Audio Mirror D2, for the price, is a very smooth sounding dac. I don't think it has the resolution of the Bel Canto but in certain systems that are on the bright side, I think this dac may just be the ticket. Overall, both the Bel Canto and Audio Mirror sounded, at least to me, smoother than SA8260. The dacs sounded also more involving. However, neither of these digital sources pretend to be state of the art, so I wouldn't worry about it too much. Each of these components is good in its own way. Especially for the price.
If you click on the (System) next to my ID you'll see in what context these components were evaluated.
Again, as I said before, the most important thing is that you like it. That's all that matters. Take care.
I was pretty suprised when I was listening to this player yesterday. I've been in the market for a new cdp, so I have been looking at various options. I took my ancient 1988 Kyocera DA-510cx to a local shop and the only / best cdp they had was the marantz. We were able to do some a/b listening between the two. The marantz had a more spacious soundstage and a bit better mid range detail (listening to kodo SBM recording of taiko drumming). However, for a state of the art $1k CD player, you had to listen pretty hard to hear the differences.

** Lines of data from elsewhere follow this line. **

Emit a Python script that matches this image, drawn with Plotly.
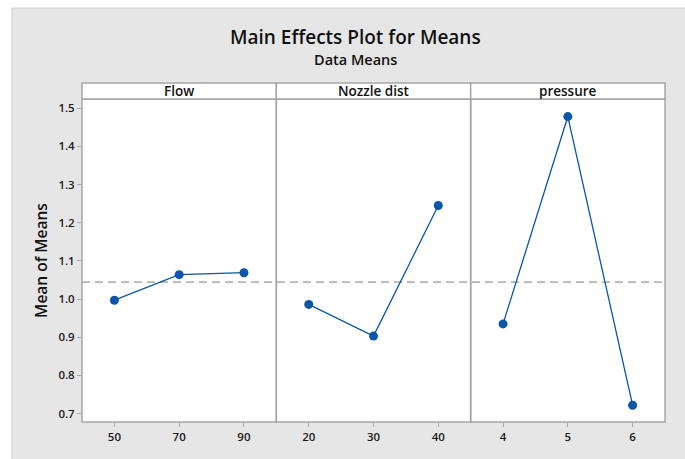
import plotly.graph_objects as go

factors = ["Flow", "Nozzle dist", "pressure"]
flow_levels = ["50", "70", "90"]
flow_means = [0.997, 1.064, 1.069]
nozzle_levels = ["20", "30", "40"]
nozzle_means = [0.986, 0.903, 1.245]
pressure_levels = ["4", "5", "6"]
pressure_means = [0.935, 1.478, 0.722]
y_ticks = [0.7, 0.8, 0.9, 1.0, 1.1, 1.2, 1.3, 1.4, 1.5]

levels = [flow_levels, nozzle_levels, pressure_levels]
means = [flow_means, nozzle_means, pressure_means]
all_vals = flow_means + nozzle_means + pressure_means
grand_mean = sum(all_vals) / len(all_vals)

W, H = 685, 459
L, R, T, B = 82, 20, 99, 37
pw = W - L - R
ph = H - T - B

def px(x):
    return (x - L) / pw

def py(y):
    return (H - B - y) / ph

BLUE = "#0a56a8"
GRID = "#a6a6a6"
FONT = "Open Sans, Noto Sans, sans-serif"

fig = go.Figure()
domains = [(0, 1/3), (1/3, 2/3), (2/3, 1)]
for i in range(3):
    xa = "x" if i == 0 else f"x{i+1}"
    fig.add_trace(go.Scatter(
        x=levels[i], y=means[i], xaxis=xa, yaxis="y", mode="lines+markers",
        line=dict(color=BLUE, width=1.3),
        marker=dict(color=BLUE, size=9),
        showlegend=False, hoverinfo="skip"))
    key = "xaxis" if i == 0 else f"xaxis{i+1}"
    fig.layout[key] = dict(
        domain=list(domains[i]), anchor="y", type="category",
        range=[-0.5, 2.5], showgrid=False, zeroline=False, showline=False,
        ticks="outside", ticklen=4, tickcolor=GRID,
        tickfont=dict(family=FONT, size=11.5, color="#1a1a1a", weight=600),
        categoryorder="array", categoryarray=levels[i])

fig.update_layout(
    width=W, height=H,
    margin=dict(l=L, r=R, t=T, b=B, pad=0),
    paper_bgcolor="#e6e6e6", plot_bgcolor="white",
    yaxis=dict(range=[0.678, 1.524], tickvals=y_ticks, tickformat=".1f",
               showgrid=False, zeroline=False, showline=False,
               ticks="outside", ticklen=4, tickcolor=GRID,
               tickfont=dict(family=FONT, size=11.5, color="#1a1a1a", weight=600),
               title=dict(text="Mean of Means", standoff=6,
                          font=dict(family=FONT, size=15.5, color="#111111", weight=600))),
)

shapes = []
# white outer margins
shapes.append(dict(type="rect", xref="paper", yref="paper", x0=px(0), x1=px(12),
                   y0=py(H), y1=py(0), fillcolor="white", line=dict(width=0), layer="below"))
shapes.append(dict(type="rect", xref="paper", yref="paper", x0=px(0), x1=px(W),
                   y0=py(8), y1=py(0), fillcolor="white", line=dict(width=0), layer="below"))
shapes.append(dict(type="line", xref="paper", yref="paper", x0=px(12), x1=px(W),
                   y0=py(8), y1=py(8), line=dict(color="#d0d0d0", width=1)))
shapes.append(dict(type="line", xref="paper", yref="paper", x0=px(12), x1=px(12),
                   y0=py(8), y1=py(H), line=dict(color="#d0d0d0", width=1)))
# grand mean reference line
shapes.append(dict(type="line", xref="paper", yref="y", x0=0, x1=1,
                   y0=grand_mean, y1=grand_mean, layer="below",
                   line=dict(color="#b3b3b3", width=1.8, dash="8px,5px")))
# panel frames and strip headers
for i in range(3):
    shapes.append(dict(type="rect", xref="paper", yref="paper",
                       x0=domains[i][0], x1=domains[i][1], y0=0, y1=1,
                       line=dict(color=GRID, width=1.5)))
    shapes.append(dict(type="rect", xref="paper", yref="paper",
                       x0=domains[i][0], x1=domains[i][1], y0=1, y1=py(83),
                       fillcolor="white", line=dict(color=GRID, width=1.5)))
fig.update_layout(shapes=shapes)

ann = []
for i in range(3):
    ann.append(dict(text=factors[i],
                    xref="paper", yref="paper",
                    x=(domains[i][0] + domains[i][1]) / 2, y=(1 + py(83)) / 2,
                    showarrow=False, xanchor="center", yanchor="middle",
                    font=dict(family=FONT, size=13.5, color="#111111", weight=600)))
ann.append(dict(text="Main Effects Plot for Means", xref="paper", yref="paper",
                x=px(355), y=py(37), showarrow=False, xanchor="center", yanchor="middle",
                font=dict(family=FONT, size=19, color="#111111", weight=600)))
ann.append(dict(text="Data Means", xref="paper", yref="paper",
                x=px(355), y=py(60), showarrow=False, xanchor="center", yanchor="middle",
                font=dict(family=FONT, size=14.5, color="#111111", weight=600)))
fig.update_layout(annotations=ann)

fig.write_html("out.html", config={"displayModeBar": False},
               post_script="document.body.style.margin='0';document.body.style.overflow='hidden';")
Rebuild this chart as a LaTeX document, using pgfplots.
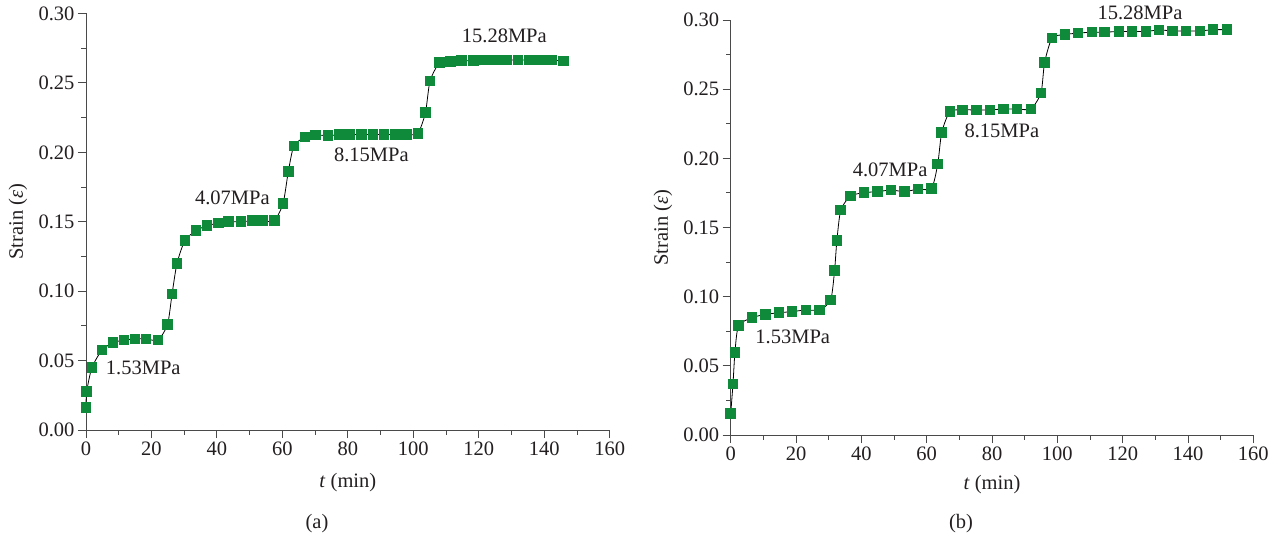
\documentclass[border=0pt]{standalone}
\usepackage{pgfplots}
\pgfplotsset{compat=1.18}
\usepackage{pgfplotstable}
\usepackage{fontspec}
\setmainfont{Liberation Serif}
\definecolor{mk}{HTML}{0F8A3A}
\definecolor{axc}{HTML}{4A4A4A}
\definecolor{txt}{HTML}{231F20}
\newcommand\fs{\fontsize{20.5}{24}\selectfont}

\pgfplotstableread{
t s
0 0.0163
0.2 0.0276
1.8 0.0449
4.9 0.0576
8.3 0.0629
11.6 0.0648
15.0 0.0656
18.3 0.0656
22.0 0.0648
24.9 0.0759
26.3 0.0980
27.8 0.1200
30.2 0.1364
33.6 0.1436
37.0 0.1472
40.4 0.1490
43.6 0.1500
47.3 0.1500
50.8 0.1507
54.1 0.1507
57.5 0.1507
60.2 0.1630
61.8 0.1860
63.5 0.2045
66.9 0.2110
70.2 0.2125
73.9 0.2120
77.4 0.2128
80.7 0.2128
84.1 0.2128
87.7 0.2128
91.1 0.2128
94.5 0.2128
97.9 0.2128
101.4 0.2137
103.7 0.2285
105.1 0.2513
108.0 0.2646
111.3 0.2653
114.7 0.2660
118.3 0.2660
121.7 0.2665
125.1 0.2665
128.5 0.2665
132.0 0.2665
135.5 0.2665
138.8 0.2665
142.3 0.2665
145.9 0.2658
}\dataA

\pgfplotstableread{
t s
0 0.0154
0.7 0.0369
1.3 0.0598
2.4 0.0790
6.5 0.0848
10.7 0.0872
14.8 0.0884
18.8 0.0892
23.0 0.0904
27.2 0.0904
30.6 0.0976
31.8 0.1188
32.5 0.1404
33.7 0.1626
36.7 0.1727
40.8 0.1752
45.0 0.1759
49.1 0.1771
53.3 0.1759
57.3 0.1778
61.5 0.1783
63.4 0.1960
64.6 0.2186
67.1 0.2338
71.0 0.2350
75.3 0.2350
79.4 0.2350
83.5 0.2357
87.6 0.2357
91.9 0.2357
95.0 0.2473
96.1 0.2692
98.4 0.2870
102.3 0.2895
106.3 0.2905
110.6 0.2912
114.5 0.2912
118.9 0.2917
122.9 0.2917
127.2 0.2917
131.1 0.2928
135.3 0.2921
139.4 0.2921
143.7 0.2921
147.6 0.2930
151.9 0.2930
}\dataB

\pgfplotsset{
  myax/.style={
    scale only axis,
    xmin=0, xmax=160, ymin=0, ymax=0.30,
    axis x line*=bottom, axis y line*=left,
    axis line style={axc, line width=0.9pt},
    xtick={0,20,40,60,80,100,120,140,160},
    ytick={0,0.05,0.10,0.15,0.20,0.25,0.30},
    minor x tick num=1, minor y tick num=1,
    tick align=outside,
    major tick length=8pt, minor tick length=4.5pt,
    every tick/.style={axc, line width=0.9pt},
    yticklabel style={/pgf/number format/.cd, fixed, fixed zerofill, precision=2},
    /pgf/number format/assume math mode=true,
    tick label style={font=\fs, text=txt},
    label style={font=\fs, text=txt},
    xlabel={\textit{t} (min)},
    ylabel={Strain (\textit{ε})},
    clip=false,
  },
  lineplot/.style={black, line width=0.8pt, smooth, tension=0.4, no marks},
  markplot/.style={only marks, mark=square*, mark size=4.8pt, mark options={fill=mk, draw=mk, line width=0pt}},
}

\begin{document}
\begin{tikzpicture}[x=1pt,y=1pt]
\useasboundingbox (0,0) rectangle (1283,544);

\begin{axis}[myax, at={(86pt,114pt)}, anchor=south west, width=523.7pt, height=416.5pt,
  ylabel style={at={(axis description cs:-0.130,0.5)}, anchor=center},
  xlabel style={at={(axis description cs:0.5,-0.127)}, anchor=center}]
  \addplot[lineplot] table[x=t,y=s] {\dataA};
  \addplot[markplot] table[x=t,y=s] {\dataA};
  \node[font=\fs, text=txt] at (axis cs:17.5,0.0449) {1.53MPa};
  \node[font=\fs, text=txt] at (axis cs:44.7,0.167) {4.07MPa};
  \node[font=\fs, text=txt] at (axis cs:87.2,0.198) {8.15MPa};
  \node[font=\fs, text=txt] at (axis cs:127.8,0.284) {15.28MPa};
\end{axis}

\begin{axis}[myax, at={(730.7pt,109pt)}, anchor=south west, width=522.6pt, height=415pt,
  ylabel style={at={(axis description cs:-0.1295,0.5)}, anchor=center},
  xlabel style={at={(axis description cs:0.5,-0.12)}, anchor=center}]
  \addplot[lineplot] table[x=t,y=s] {\dataB};
  \addplot[markplot] table[x=t,y=s] {\dataB};
  \node[font=\fs, text=txt] at (axis cs:19.0,0.0711) {1.53MPa};
  \node[font=\fs, text=txt] at (axis cs:48.8,0.1916) {4.07MPa};
  \node[font=\fs, text=txt] at (axis cs:83.0,0.220) {8.15MPa};
  \node[font=\fs, text=txt] at (axis cs:125.3,0.305) {15.28MPa};
\end{axis}

\node[font=\fs, text=txt] at (317,20) {(a)};
\node[font=\fs, text=txt] at (961,20) {(b)};
\end{tikzpicture}
\end{document}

I was pretty suprised when I was listening to this player yesterday. I've been in the market for a new cdp, so I have been looking at various options. I took my ancient 1988 Kyocera DA-510cx to a local shop and the only / best cdp they had was the marantz. We were able to do some a/b listening between the two. The marantz had a more spacious soundstage and a bit better mid range detail (listening to kodo SBM recording of taiko drumming). However, for a state of the art $1k CD player, you had to listen pretty hard to hear the differences.
If you read Stereophile recommended components, they mention in the beginning of the CD player section that all SACD and DVD-A players are recommended based on their ability to play their respected media, not the redbook cd. So, as far as redbook performance of SA8260...yes it's pretty good, but personally, I wouldn't give it a class A for it. Just my opinion.
Agree with Audphile1 generally about the class 'A' designation (I had the 8260 for about a year now and have and have had much more expensive CD/SACD players as well). But additionally I think it is important to note that it is a great player, and to get better sound you really have to go well up the spectrum in price.
imo, the marantz is "class a" @ $1000..there are also class a at $2k,$3k, $4k,$5k,$6k..

the unit does really good when isloated and a upgraded power cord (audience makes a really good power cord)..
Mike, what do you mean it's class "a" @ $1000?
I believe Mike was trying to stress that at that price point it is the king - no other CD/SACD player comes close to it's sound quality in it's class. I have personally compared to CD only players costing upto $2500 and it would be very very difficult to justify the $1500 price difference.

I personally don't look at Stereophile's rating to make my buying decision. But this player is damn so good that despite some of it's known flaws, I luv it. I will have to spend a lot more to get an SACD player 1 notch up.